Many economists have criticized news of the ongoing employment recovery, saying that growth has mostly been seen in low-paying jobs. A recent report from the National Employment Law Project showed that low-wage jobs have in fact been created more quickly in the last five years, but that trend may be changing. The study revealed that, in the last six months, employment in high-paying positions has finally begun to climb.
Between 2009 and 2013, the median hourly wage dropped 3.4 percent, according to NELP. Most of the impact was seen in jobs with lower wages. The median wage for positions making between $8.84 and $10.85 per hour dropped 4.3 percent, while for those with a pay of $10.86 to $14.42 per hour it declined 4.6 percent. Among the highest-paying jobs – those with an hourly pay of $31.40 to $86.34 – wages only fell 2.1 percent.

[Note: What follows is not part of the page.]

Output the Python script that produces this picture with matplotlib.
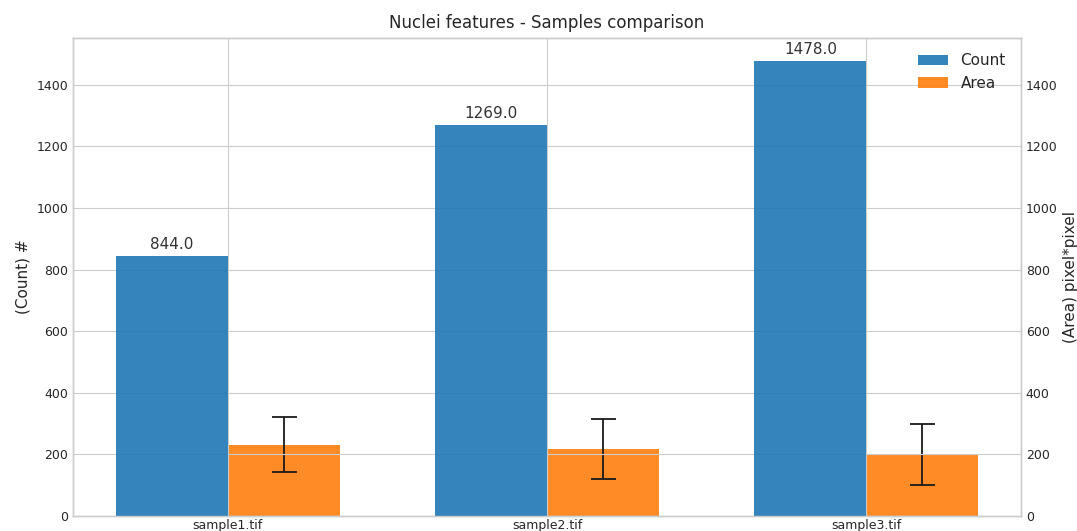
import numpy as np
import matplotlib
matplotlib.use("Agg")
import matplotlib.pyplot as plt

samples = ["sample1.tif", "sample2.tif", "sample3.tif"]
counts = [844.0, 1269.0, 1478.0]
area_mean = [232, 217, 200]
area_std = [88, 98, 99]

plt.style.use("seaborn-v0_8-whitegrid")
plt.rcParams["font.family"] = ["DejaVu Sans"]

fig = plt.figure(figsize=(10.77, 5.31), dpi=100)
ax1 = fig.add_axes([73/1077, 15/531, (1021-73)/1077, (516-38)/531])
ax2 = ax1.twinx()

x = np.arange(len(samples))
w = 0.35
b1 = ax1.bar(x - w/2, counts, w, color="#1f77b4", alpha=0.9, label="Count")
b2 = ax2.bar(x + w/2, area_mean, w, color="#ff7f0e", alpha=0.9, label="Area",
             yerr=area_std, capsize=9, error_kw=dict(ecolor="#1a1a1a", elinewidth=1.3, capthick=1.3))

for rect, c in zip(b1, counts):
    ax1.annotate(f"{c}", (rect.get_x() + rect.get_width()/2, rect.get_height()),
                 xytext=(0, 3), textcoords="offset points", ha="center", va="bottom",
                 fontsize=11, color=".2")

ax1.set_xticks(x)
ax1.set_xticklabels(samples, fontsize=9)
ax1.tick_params(axis="x", pad=2)
ax1.set_ylabel("(Count) #", fontsize=11)
ax2.set_ylabel("(Area) pixel*pixel", fontsize=11)
lim = ax1.get_ylim()
ax2.set_ylim(lim)
ax2.grid(False)
ax1.tick_params(axis="y", labelsize=9)
ax2.tick_params(axis="y", labelsize=9)
ax1.set_title("Nuclei features - Samples comparison", fontsize=12, pad=7)

h = [b1, b2]
ax1.legend(h, ["Count", "Area"], loc="upper right", fontsize=11, frameon=False,
           borderaxespad=0.6)
ax2.set_zorder(ax1.get_zorder() - 1)
ax1.patch.set_visible(False)
ax2.patch.set_visible(True)
ax2.patch.set_facecolor("white")

fig.savefig("out.png", dpi=100)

Even through the second half of 2013, jobs in low-wage occupations continued to dominate most employment opportunities. While pay was falling, low-wage jobs made up 41 percent of job growth between July of 2013 and 2014, while high-wage jobs accounted for 33 percent of employment growth. According to the report, this uneven growth has resulted in a loss of 1.2 million mid- and high-wage jobs since before the recession, and the addition of 2.3 million low-paying positions.
However, the pattern began to change in the first half of this year. Over the year, low-wage jobs are still the dominant area of growth, but counting only jobs gained in 2014, high-wage positions have taken over. According to the study, 40 percent of 2014's employment gains have been in high-paying jobs. Mid-wage jobs continue to lag behind, contributing just 21 percent of jobs gained in the last six months.
The Washington Post said that much of the growth in jobs with high wages – those with a median pay of at least $20 per hour – has come from the construction, manufacturing and professional services sectors.
"I often hear that the recovery is only in low-wage jobs. That is categorically inaccurate. This recovery is creating a lot of good jobs," Secretary of Labor Thomas Perez told the Post.
A slow climb
Sam Coffin, a UBS economist, told the Post that it's common for low-wage jobs to recover more quickly from a recession, but that high-wage positions have taken longer than usual to catch up. Generally the lead of low-wage jobs lasts around two years, compared to the five-year trend seen in the current recovery.